The topology of synergy: linking topological and information-theoretic approaches to higher-order interactions in complex systems
Thomas F. Varley, Pedro A. M. Mediano, Alice Patania, Josh Bongard
TL;DR
The study tackles how to characterize higher-order interactions in complex systems by bridging topology and information theory. It compares topological data analysis (via cavities and persistence) with information-theoretic measures such as the O-information, total correlation $TC$, dual total correlation $DTC$, and S-information $\mathcal{S}$, using both synthetic manifolds and resting-state fMRI data. A key finding is that synergistic information is tied to three-dimensional cavities, and that intrinsic as opposed to contextual higher-order information behaves differently under rotations or projections; dimensionality reduction via PCA tends to preserve redundancies while suppressing synergies, revealing limitations of common low-dimensional analyses. The results suggest a path toward a unified theory spanning topology and information theory and highlight practical limits of prevalent methods for detecting higher-order structure in high-dimensional data, with implications for neuroscience and other complex systems.
Abstract
The study of irreducible higher-order interactions has become a core topic of study in complex systems. Two of the most well-developed frameworks, topological data analysis and multivariate information theory, aim to provide formal tools for identifying higher-order interactions in empirical data.

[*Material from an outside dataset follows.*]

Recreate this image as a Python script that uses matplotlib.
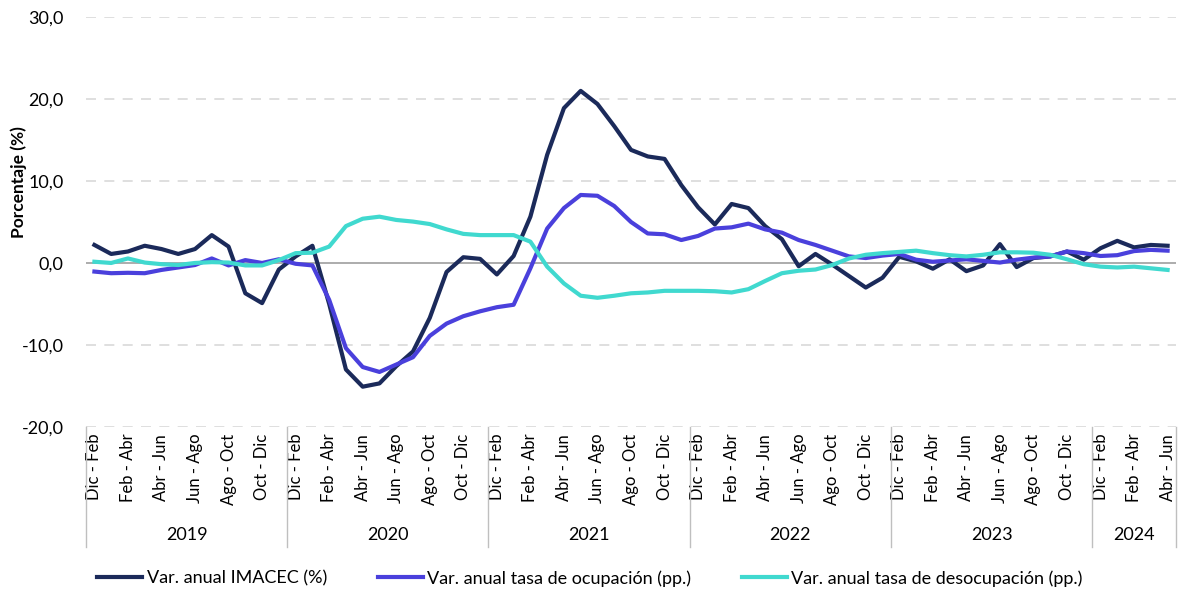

Despite similar aims, however, these two approaches are built on markedly different mathematical foundations and have been developed largely in parallel. In this study, we present a head-to-head comparison of topological data analysis and information-theoretic approaches to describing higher-order interactions in multivariate data; with the aim of assessing the similarities and differences between how the frameworks define ``higher-order structures." We begin with toy examples with known topologies, before turning to naturalistic data: fMRI signals collected from the human brain. We find that intrinsic, higher-order synergistic information is associated with three-dimensional cavities in a point cloud: shapes such as spheres are synergy-dominated. In fMRI data, we find strong correlations between synergistic information and both the number and size of three-dimensional cavities. Furthermore, we find that dimensionality reduction techniques such as PCA preferentially represent higher-order redundancies, and largely fail to preserve both higher-order information and topological structure, suggesting that common manifold-based approaches to studying high-dimensional data are systematically failing to identify important features of the data. These results point towards the possibility of developing a rich theory of higher-order interactions that spans topological and information-theoretic approaches while simultaneously highlighting the profound limitations of more conventional methods.